# START OF Dataset section

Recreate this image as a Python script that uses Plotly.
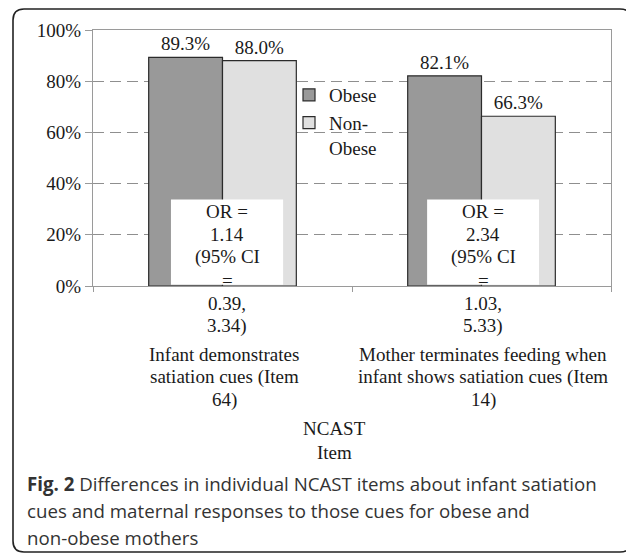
import plotly.graph_objects as go

# ---------------- data ----------------
categories = [
    "Infant demonstrates satiation cues (Item 64)",
    "Mother terminates feeding when infant shows satiation cues (Item 14)",
]
obese = [89.3, 82.1]
non_obese = [88.0, 66.3]
series_names = ["Obese", "Non-<br>Obese"]
y_ticks = [0, 20, 40, 60, 80, 100]
y_tick_labels = ["0%", "20%", "40%", "60%", "80%", "100%"]
category_label_lines = [
    ["Infant demonstrates", "satiation cues (Item", "64)"],
    ["Mother terminates feeding when", "infant shows satiation cues (Item", "14)"],
]
or_text_lines = [
    ["OR =", "1.14", "(95% CI", "=", "0.39,", "3.34)"],
    ["OR =", "2.34", "(95% CI", "=", "1.03,", "5.33)"],
]
axis_title_lines = ["NCAST", "Item"]
caption_lines = [
    "<b>Fig. 2</b> Differences in individual NCAST items about infant satiation",
    "cues and maternal responses to those cues for obese and",
    "non-obese mothers",
]

# ---------------- layout geometry ----------------
OFF = 8  # page body margin
W, H = 626, 547
L, R, T, B = 85, 23, 22, 269
PW, PH = W - L - R, H - T - B
BOTTOM = OFF + H - B  # screen y of the plot bottom
SERIF = "Liberation Serif, Times New Roman, serif"
TXT = "#1a1a1a"


def px_x(sx):
    return (sx - OFF - L) / PW


def px_y(sy):
    return (BOTTOM - sy) / PH


fig = go.Figure()
fig.add_trace(go.Bar(
    name=series_names[0], x=categories, y=obese,
    marker=dict(color="#999999", line=dict(color="#2b2b2b", width=1.2)),
    texttemplate="%{y:.1f}%", textposition="outside", cliponaxis=False,
    textfont=dict(family=SERIF, size=19, color=TXT),
))
fig.add_trace(go.Bar(
    name=series_names[1], x=categories, y=non_obese,
    marker=dict(color="#e0e0e0", line=dict(color="#2b2b2b", width=1.2)),
    texttemplate="%{y:.1f}%", textposition="outside", cliponaxis=False,
    textfont=dict(family=SERIF, size=19, color=TXT),
))

shapes = []
annotations = []
line_h = 23
# white OR boxes and their text
box_off = [(-0.199, 0.234), (-0.210, 0.222)]
for i, lines in enumerate(or_text_lines):
    x0, x1 = box_off[i]
    shapes.append(dict(type="rect", xref="x", yref="y", x0=i + x0, x1=i + x1,
                       y0=0.45, y1=33.8, fillcolor="white", line=dict(width=0),
                       layer="above"))
    cx = i + (x0 + x1) / 2
    for k, t in enumerate(lines):
        cy = 211 + k * line_h
        annotations.append(dict(text=t, xref="x", yref="paper", x=cx, y=0,
                                yshift=-(cy - BOTTOM), xanchor="center",
                                yanchor="middle", showarrow=False,
                                font=dict(family=SERIF, size=19, color=TXT)))
# category labels
for i, lines in enumerate(category_label_lines):
    for k, t in enumerate(lines):
        cy = 354 + k * line_h
        annotations.append(dict(text=t, xref="x", yref="paper", x=i + 0.006, y=0,
                                yshift=-(cy - BOTTOM), xanchor="center",
                                yanchor="middle", showarrow=False,
                                font=dict(family=SERIF, size=19, color=TXT)))
# axis title
for k, t in enumerate(axis_title_lines):
    cy = 428 + k * 24
    annotations.append(dict(text=t, xref="paper", yref="paper", x=px_x(334), y=0,
                            yshift=-(cy - BOTTOM), xanchor="center",
                            yanchor="middle", showarrow=False,
                            font=dict(family=SERIF, size=19, color=TXT)))
# caption
for k, t in enumerate(caption_lines):
    cy = 483 + k * 27
    annotations.append(dict(text=t, xref="paper", yref="paper", x=px_x(25), y=0,
                            yshift=-(cy - BOTTOM), xanchor="left",
                            yanchor="middle", showarrow=False,
                            font=dict(family="Open Sans, sans-serif", size=18.7,
                                      color="#333333")))

# rounded outer frame (screen coordinates)
fx0, fy0, fx1, fy1, rr = 13, 9, 631, 552, 11
p = lambda a, b: f"{px_x(a):.5f},{px_y(b):.5f}"
frame_path = (
    f"M{p(fx0 + rr, fy0)} L{p(fx1 - rr, fy0)} Q{p(fx1, fy0)} {p(fx1, fy0 + rr)} "
    f"L{p(fx1, fy1 - rr)} Q{p(fx1, fy1)} {p(fx1 - rr, fy1)} "
    f"L{p(fx0 + rr, fy1)} Q{p(fx0, fy1)} {p(fx0, fy1 - rr)} "
    f"L{p(fx0, fy0 + rr)} Q{p(fx0, fy0)} {p(fx0 + rr, fy0)} Z"
)
shapes.append(dict(type="path", xref="paper", yref="paper", path=frame_path,
                   line=dict(color="#222222", width=1.6), layer="above"))

fig.update_layout(
    width=W, height=H,
    margin=dict(l=L, r=R, t=T, b=B),
    paper_bgcolor="white", plot_bgcolor="white",
    barmode="group", bargap=0.43, bargroupgap=0,
    showlegend=True,
    legend=dict(x=px_x(289), y=px_y(76), xanchor="left", yanchor="top",
                valign="top",
                bgcolor="rgba(0,0,0,0)", borderwidth=0,
                font=dict(family=SERIF, size=19, color=TXT), tracegroupgap=0),
    shapes=shapes, annotations=annotations,
    xaxis=dict(range=[-0.5, 1.5], showticklabels=False, showgrid=False,
               showline=True, linecolor="#9a9a9a", linewidth=1.2, mirror=True,
               ticks="outside", tickson="boundaries", ticklen=5,
               tickcolor="#9a9a9a", tickwidth=1.2),
    yaxis=dict(range=[0, 100], tickvals=y_ticks, ticktext=y_tick_labels,
               showline=True, linecolor="#9a9a9a", linewidth=1.2, mirror=True,
               ticks="outside", ticklen=7, tickcolor="#9a9a9a", tickwidth=1.2,
               showgrid=True, gridcolor="#8f8f8f", gridwidth=1.2,
               griddash="11px,6px", zeroline=False,
               tickfont=dict(family=SERIF, size=19, color=TXT)),
)

fig.write_html("out.html")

# END OF Dataset section

> Exercise goal
Transcribe the whole listing exactly. Pictures stay out of your copy.

> Reply
Recreate this image as a Python script that uses Plotly.
import plotly.graph_objects as go

# ---------------- data ----------------
categories = [
    "Infant demonstrates satiation cues (Item 64)",
    "Mother terminates feeding when infant shows satiation cues (Item 14)",
]
obese = [89.3, 82.1]
non_obese = [88.0, 66.3]
series_names = ["Obese", "Non-<br>Obese"]
y_ticks = [0, 20, 40, 60, 80, 100]
y_tick_labels = ["0%", "20%", "40%", "60%", "80%", "100%"]
category_label_lines = [
    ["Infant demonstrates", "satiation cues (Item", "64)"],
    ["Mother terminates feeding when", "infant shows satiation cues (Item", "14)"],
]
or_text_lines = [
    ["OR =", "1.14", "(95% CI", "=", "0.39,", "3.34)"],
    ["OR =", "2.34", "(95% CI", "=", "1.03,", "5.33)"],
]
axis_title_lines = ["NCAST", "Item"]
caption_lines = [
    "<b>Fig. 2</b> Differences in individual NCAST items about infant satiation",
    "cues and maternal responses to those cues for obese and",
    "non-obese mothers",
]

# ---------------- layout geometry ----------------
OFF = 8  # page body margin
W, H = 626, 547
L, R, T, B = 85, 23, 22, 269
PW, PH = W - L - R, H - T - B
BOTTOM = OFF + H - B  # screen y of the plot bottom
SERIF = "Liberation Serif, Times New Roman, serif"
TXT = "#1a1a1a"


def px_x(sx):
    return (sx - OFF - L) / PW


def px_y(sy):
    return (BOTTOM - sy) / PH


fig = go.Figure()
fig.add_trace(go.Bar(
    name=series_names[0], x=categories, y=obese,
    marker=dict(color="#999999", line=dict(color="#2b2b2b", width=1.2)),
    texttemplate="%{y:.1f}%", textposition="outside", cliponaxis=False,
    textfont=dict(family=SERIF, size=19, color=TXT),
))
fig.add_trace(go.Bar(
    name=series_names[1], x=categories, y=non_obese,
    marker=dict(color="#e0e0e0", line=dict(color="#2b2b2b", width=1.2)),
    texttemplate="%{y:.1f}%", textposition="outside", cliponaxis=False,
    textfont=dict(family=SERIF, size=19, color=TXT),
))

shapes = []
annotations = []
line_h = 23
# white OR boxes and their text
box_off = [(-0.199, 0.234), (-0.210, 0.222)]
for i, lines in enumerate(or_text_lines):
    x0, x1 = box_off[i]
    shapes.append(dict(type="rect", xref="x", yref="y", x0=i + x0, x1=i + x1,
                       y0=0.45, y1=33.8, fillcolor="white", line=dict(width=0),
                       layer="above"))
    cx = i + (x0 + x1) / 2
    for k, t in enumerate(lines):
        cy = 211 + k * line_h
        annotations.append(dict(text=t, xref="x", yref="paper", x=cx, y=0,
                                yshift=-(cy - BOTTOM), xanchor="center",
                                yanchor="middle", showarrow=False,
                                font=dict(family=SERIF, size=19, color=TXT)))
# category labels
for i, lines in enumerate(category_label_lines):
    for k, t in enumerate(lines):
        cy = 354 + k * line_h
        annotations.append(dict(text=t, xref="x", yref="paper", x=i + 0.006, y=0,
                                yshift=-(cy - BOTTOM), xanchor="center",
                                yanchor="middle", showarrow=False,
                                font=dict(family=SERIF, size=19, color=TXT)))
# axis title
for k, t in enumerate(axis_title_lines):
    cy = 428 + k * 24
    annotations.append(dict(text=t, xref="paper", yref="paper", x=px_x(334), y=0,
                            yshift=-(cy - BOTTOM), xanchor="center",
                            yanchor="middle", showarrow=False,
                            font=dict(family=SERIF, size=19, color=TXT)))
# caption
for k, t in enumerate(caption_lines):
    cy = 483 + k * 27
    annotations.append(dict(text=t, xref="paper", yref="paper", x=px_x(25), y=0,
                            yshift=-(cy - BOTTOM), xanchor="left",
                            yanchor="middle", showarrow=False,
                            font=dict(family="Open Sans, sans-serif", size=18.7,
                                      color="#333333")))

# rounded outer frame (screen coordinates)
fx0, fy0, fx1, fy1, rr = 13, 9, 631, 552, 11
p = lambda a, b: f"{px_x(a):.5f},{px_y(b):.5f}"
frame_path = (
    f"M{p(fx0 + rr, fy0)} L{p(fx1 - rr, fy0)} Q{p(fx1, fy0)} {p(fx1, fy0 + rr)} "
    f"L{p(fx1, fy1 - rr)} Q{p(fx1, fy1)} {p(fx1 - rr, fy1)} "
    f"L{p(fx0 + rr, fy1)} Q{p(fx0, fy1)} {p(fx0, fy1 - rr)} "
    f"L{p(fx0, fy0 + rr)} Q{p(fx0, fy0)} {p(fx0 + rr, fy0)} Z"
)
shapes.append(dict(type="path", xref="paper", yref="paper", path=frame_path,
                   line=dict(color="#222222", width=1.6), layer="above"))

fig.update_layout(
    width=W, height=H,
    margin=dict(l=L, r=R, t=T, b=B),
    paper_bgcolor="white", plot_bgcolor="white",
    barmode="group", bargap=0.43, bargroupgap=0,
    showlegend=True,
    legend=dict(x=px_x(289), y=px_y(76), xanchor="left", yanchor="top",
                valign="top",
                bgcolor="rgba(0,0,0,0)", borderwidth=0,
                font=dict(family=SERIF, size=19, color=TXT), tracegroupgap=0),
    shapes=shapes, annotations=annotations,
    xaxis=dict(range=[-0.5, 1.5], showticklabels=False, showgrid=False,
               showline=True, linecolor="#9a9a9a", linewidth=1.2, mirror=True,
               ticks="outside", tickson="boundaries", ticklen=5,
               tickcolor="#9a9a9a", tickwidth=1.2),
    yaxis=dict(range=[0, 100], tickvals=y_ticks, ticktext=y_tick_labels,
               showline=True, linecolor="#9a9a9a", linewidth=1.2, mirror=True,
               ticks="outside", ticklen=7, tickcolor="#9a9a9a", tickwidth=1.2,
               showgrid=True, gridcolor="#8f8f8f", gridwidth=1.2,
               griddash="11px,6px", zeroline=False,
               tickfont=dict(family=SERIF, size=19, color=TXT)),
)

fig.write_html("out.html")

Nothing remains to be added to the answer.